> [Task objective]: In the data that follows, count the lines in which the word "chart" occurs, and report that figure alone.

> [Entries provided]:
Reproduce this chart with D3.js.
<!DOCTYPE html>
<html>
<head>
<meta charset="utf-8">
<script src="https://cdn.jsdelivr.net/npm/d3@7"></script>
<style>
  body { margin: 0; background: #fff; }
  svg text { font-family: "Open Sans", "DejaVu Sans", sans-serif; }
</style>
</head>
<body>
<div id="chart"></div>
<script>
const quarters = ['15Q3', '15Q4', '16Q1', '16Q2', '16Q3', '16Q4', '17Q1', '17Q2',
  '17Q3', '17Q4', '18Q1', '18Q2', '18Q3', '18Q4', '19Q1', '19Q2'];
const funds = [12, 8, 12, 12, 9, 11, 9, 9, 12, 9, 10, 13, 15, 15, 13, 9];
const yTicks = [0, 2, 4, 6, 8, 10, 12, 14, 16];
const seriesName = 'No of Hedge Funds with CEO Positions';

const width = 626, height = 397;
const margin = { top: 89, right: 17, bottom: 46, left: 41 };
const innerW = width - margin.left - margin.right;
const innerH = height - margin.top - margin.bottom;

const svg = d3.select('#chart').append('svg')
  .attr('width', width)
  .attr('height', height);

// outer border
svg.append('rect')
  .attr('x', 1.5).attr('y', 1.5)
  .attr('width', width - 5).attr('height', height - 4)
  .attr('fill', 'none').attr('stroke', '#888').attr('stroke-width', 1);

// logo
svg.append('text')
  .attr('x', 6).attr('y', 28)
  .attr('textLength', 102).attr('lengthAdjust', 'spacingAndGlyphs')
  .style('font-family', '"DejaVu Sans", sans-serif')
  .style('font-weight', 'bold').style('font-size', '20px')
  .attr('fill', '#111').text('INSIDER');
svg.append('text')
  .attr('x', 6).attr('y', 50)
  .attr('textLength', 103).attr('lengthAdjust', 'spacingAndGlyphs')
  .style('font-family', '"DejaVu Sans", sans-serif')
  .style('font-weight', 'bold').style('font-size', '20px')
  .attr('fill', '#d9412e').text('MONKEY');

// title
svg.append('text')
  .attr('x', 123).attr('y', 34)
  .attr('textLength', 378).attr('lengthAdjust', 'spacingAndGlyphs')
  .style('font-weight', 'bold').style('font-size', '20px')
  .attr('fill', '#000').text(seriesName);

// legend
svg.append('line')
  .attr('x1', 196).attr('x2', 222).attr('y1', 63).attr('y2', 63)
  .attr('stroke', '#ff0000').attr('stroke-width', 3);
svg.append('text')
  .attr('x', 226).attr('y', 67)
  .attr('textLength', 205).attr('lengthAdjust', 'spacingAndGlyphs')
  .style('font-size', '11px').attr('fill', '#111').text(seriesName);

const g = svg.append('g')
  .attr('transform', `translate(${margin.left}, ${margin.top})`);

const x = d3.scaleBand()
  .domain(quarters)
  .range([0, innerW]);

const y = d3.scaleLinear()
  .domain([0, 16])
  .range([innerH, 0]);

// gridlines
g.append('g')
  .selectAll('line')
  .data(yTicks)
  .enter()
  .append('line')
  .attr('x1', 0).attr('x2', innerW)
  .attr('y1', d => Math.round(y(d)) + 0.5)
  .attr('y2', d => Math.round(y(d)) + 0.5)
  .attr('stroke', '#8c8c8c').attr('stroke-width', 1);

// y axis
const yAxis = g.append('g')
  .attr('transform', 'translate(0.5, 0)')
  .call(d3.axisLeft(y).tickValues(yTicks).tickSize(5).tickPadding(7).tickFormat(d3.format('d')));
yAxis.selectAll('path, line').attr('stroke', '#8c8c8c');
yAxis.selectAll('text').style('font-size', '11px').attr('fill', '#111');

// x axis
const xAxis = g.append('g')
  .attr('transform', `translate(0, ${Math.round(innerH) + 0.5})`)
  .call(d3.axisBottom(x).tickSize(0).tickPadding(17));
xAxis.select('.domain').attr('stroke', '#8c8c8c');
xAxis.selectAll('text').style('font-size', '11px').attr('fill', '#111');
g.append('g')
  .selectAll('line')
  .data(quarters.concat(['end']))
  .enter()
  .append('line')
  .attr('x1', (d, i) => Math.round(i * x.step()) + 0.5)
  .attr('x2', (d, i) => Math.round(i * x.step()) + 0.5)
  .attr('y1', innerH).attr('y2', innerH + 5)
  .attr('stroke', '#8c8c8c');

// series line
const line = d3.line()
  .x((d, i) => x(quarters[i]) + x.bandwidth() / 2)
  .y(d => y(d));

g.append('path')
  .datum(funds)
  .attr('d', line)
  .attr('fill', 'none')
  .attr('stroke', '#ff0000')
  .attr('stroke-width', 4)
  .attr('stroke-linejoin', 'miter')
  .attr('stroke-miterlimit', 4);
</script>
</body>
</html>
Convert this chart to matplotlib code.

> [Solution for this task]: 4